[Start of RECORDS SHOWN]

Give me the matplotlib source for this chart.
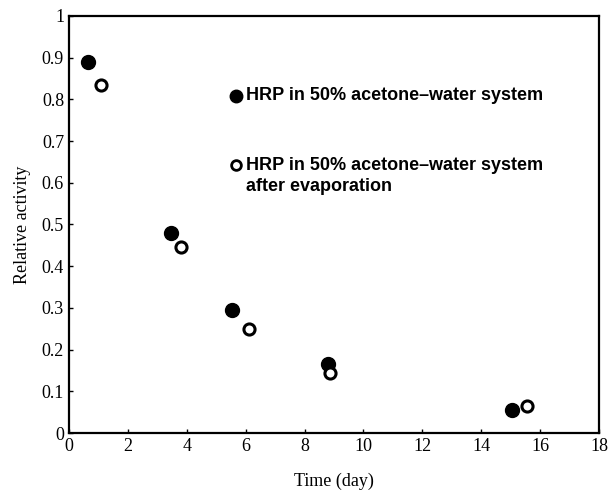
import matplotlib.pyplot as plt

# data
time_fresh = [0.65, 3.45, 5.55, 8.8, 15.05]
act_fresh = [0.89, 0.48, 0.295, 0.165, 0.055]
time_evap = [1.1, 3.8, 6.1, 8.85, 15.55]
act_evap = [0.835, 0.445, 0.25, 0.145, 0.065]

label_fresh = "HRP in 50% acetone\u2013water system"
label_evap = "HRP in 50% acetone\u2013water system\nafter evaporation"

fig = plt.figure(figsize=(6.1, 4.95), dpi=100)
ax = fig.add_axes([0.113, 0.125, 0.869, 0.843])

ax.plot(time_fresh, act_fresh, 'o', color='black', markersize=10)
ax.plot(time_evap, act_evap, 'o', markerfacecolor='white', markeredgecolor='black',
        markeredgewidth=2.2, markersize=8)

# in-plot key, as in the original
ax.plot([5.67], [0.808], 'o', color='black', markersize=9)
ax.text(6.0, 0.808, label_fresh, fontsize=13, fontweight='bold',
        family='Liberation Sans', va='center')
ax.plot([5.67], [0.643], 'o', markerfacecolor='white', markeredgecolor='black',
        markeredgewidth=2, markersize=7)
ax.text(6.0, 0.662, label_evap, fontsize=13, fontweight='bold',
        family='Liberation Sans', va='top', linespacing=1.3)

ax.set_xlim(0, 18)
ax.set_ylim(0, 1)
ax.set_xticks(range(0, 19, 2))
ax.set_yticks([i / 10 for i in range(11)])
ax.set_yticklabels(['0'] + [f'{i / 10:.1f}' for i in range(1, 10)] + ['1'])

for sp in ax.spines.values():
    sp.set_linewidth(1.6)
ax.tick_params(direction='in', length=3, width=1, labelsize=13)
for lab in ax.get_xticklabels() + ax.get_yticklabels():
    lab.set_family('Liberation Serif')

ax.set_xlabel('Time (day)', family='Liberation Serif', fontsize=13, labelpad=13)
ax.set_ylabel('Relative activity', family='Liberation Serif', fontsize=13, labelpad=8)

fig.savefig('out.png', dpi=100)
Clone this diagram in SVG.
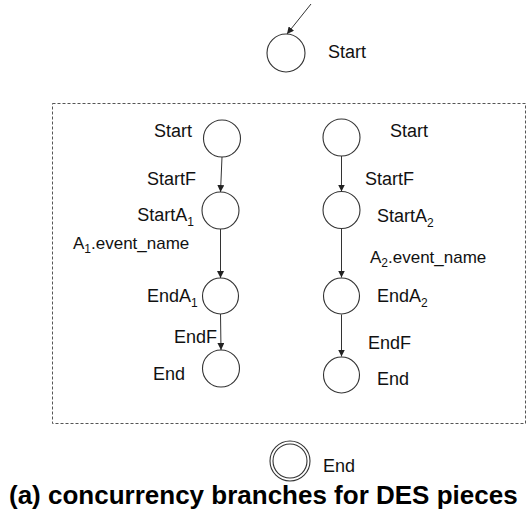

[End of RECORDS SHOWN]

> REQUEST
Output exactly the span of lines from the top of the listing through the line holding "markeredgewidth=2.2, markersize=8)", and leave every picture out.

> OUTPUT OF THE TASK
Give me the matplotlib source for this chart.
import matplotlib.pyplot as plt

# data
time_fresh = [0.65, 3.45, 5.55, 8.8, 15.05]
act_fresh = [0.89, 0.48, 0.295, 0.165, 0.055]
time_evap = [1.1, 3.8, 6.1, 8.85, 15.55]
act_evap = [0.835, 0.445, 0.25, 0.145, 0.065]

label_fresh = "HRP in 50% acetone\u2013water system"
label_evap = "HRP in 50% acetone\u2013water system\nafter evaporation"

fig = plt.figure(figsize=(6.1, 4.95), dpi=100)
ax = fig.add_axes([0.113, 0.125, 0.869, 0.843])

ax.plot(time_fresh, act_fresh, 'o', color='black', markersize=10)
ax.plot(time_evap, act_evap, 'o', markerfacecolor='white', markeredgecolor='black',
        markeredgewidth=2.2, markersize=8)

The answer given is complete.